Le Chef de l’Etat a déjà formé quatre Conseils en tenant compte de ses intérêts immédiats. A chaque fois, il a été démasqué. L’accord vient de prévoir que le Chef de l’Etat à lui seul reconstitue le Conseil Electoral Provisoire. Il lui donne toute la latitude d’agir nettement mieux que les fois précédentes. L’article porte en lui-même les germes de la confusion et ne fait qu’accentuer la crise.

L’article 4 fait obligation au Conseil Electoral Provisoire d’organiser les élections dans un délai ne dépassant pas cent vingt jours c’est à dire dans un délai de quatre mois.
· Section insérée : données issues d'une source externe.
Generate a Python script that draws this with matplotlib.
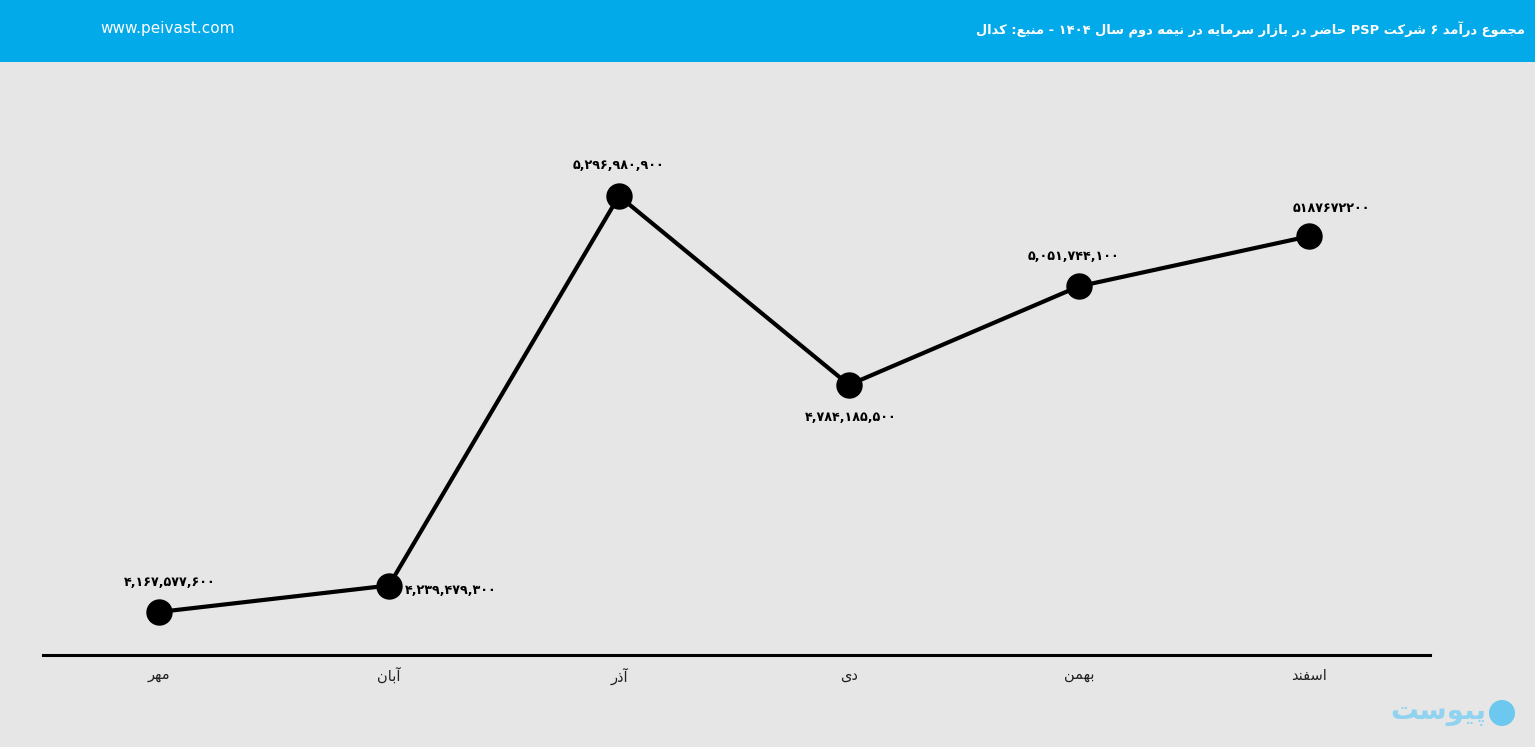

Comment former un cinquième Conseil sans un accord politique ? La machine électorale mise en branle ne rassure pas. Au niveau des Collectivités territoriales, les Présidents des Bureaux Electoraux Départementaux, communaux, ont été dénoncés, notamment à Hinche, Cercacavajal, Jacmel et ailleurs. Seules de bonnes dispositions peuvent garantir la tenue d’élections générales, libres, transparentes et démocratiques à la fin de l’année 2015. L’article porte en lui-même les germes de la confusion et ne fait qu’accentuer la crise.

L’article 5 prolonge le mandat des parlementaires. Les Députés terminent leur mandat le 24 Avril 2015, les Sénateurs terminent leur mandat le 9 Septembre 2015. En vertu de quels principes ? Toute législature s’achève avec le départ des Députes et d’un tiers du Senat. Il faut dans cet ordre d’idées envisager une cinquantième d’exception pour le tiers qui reste jusqu’au mois de Septembre. L’article porte en lui-même les germes de la confusion et ne fait qu’accentuer la crise
L’article 7 prévoit que le non respect des clauses contenues dans le présent accord entraine son invalidité avec toutes les conséquences de droit.

En un temps record, le Premier Ministre, nommé dans le cadre de l’accord du 29 Décembre 2014, aura-t-il le temps de présenter sa politique générale avant le 12 Janvier 2015 ? Le Corps Législatif aura-t-il le temps de voter les amendements à la loi électorale, ratifier la déclaration de politique générale, voter tous les projets de loi contenus dans l’agenda de convocation avant le 12 Janvier 2015. L’article 7 est clair et sans équivoque. Le non respect des clauses contenues dans le présent accord entraine son invalidité. L’article porte en lui-même les germes de la confusion et ne fait qu’accentuer la crise

Les signatures qui suivent donnent lieu aussi à de graves confusions et ne font qu’accentuer la crise. Le Sénateur Desras, le Député Thimoléon, sont-ils les mandataires du Pouvoir Législatif ? De qui tiennent-ils leur mandat ? De l’Assemblée ou d’eux-mêmes ? Le Juge Anel Alexis Joseph est invité à remettre sa démission parce que, en maintes occasions, il s’est révélé l’homme lige du Président Martelly. De plus, le Sénat, n’avait-il pas pris une résolution demandant à Monsieur Alexis de se démettre. Aujourd’hui, que vaut sa signature ?

L’Accord est un marché de dupes. Il n’augure rien de bon. La Fusion croit qu’il est encore temps de conclure un accord politique en vue d’éviter le pire. Les responsables de l’Etat doivent comprendre qu’il y a péril en la demeure.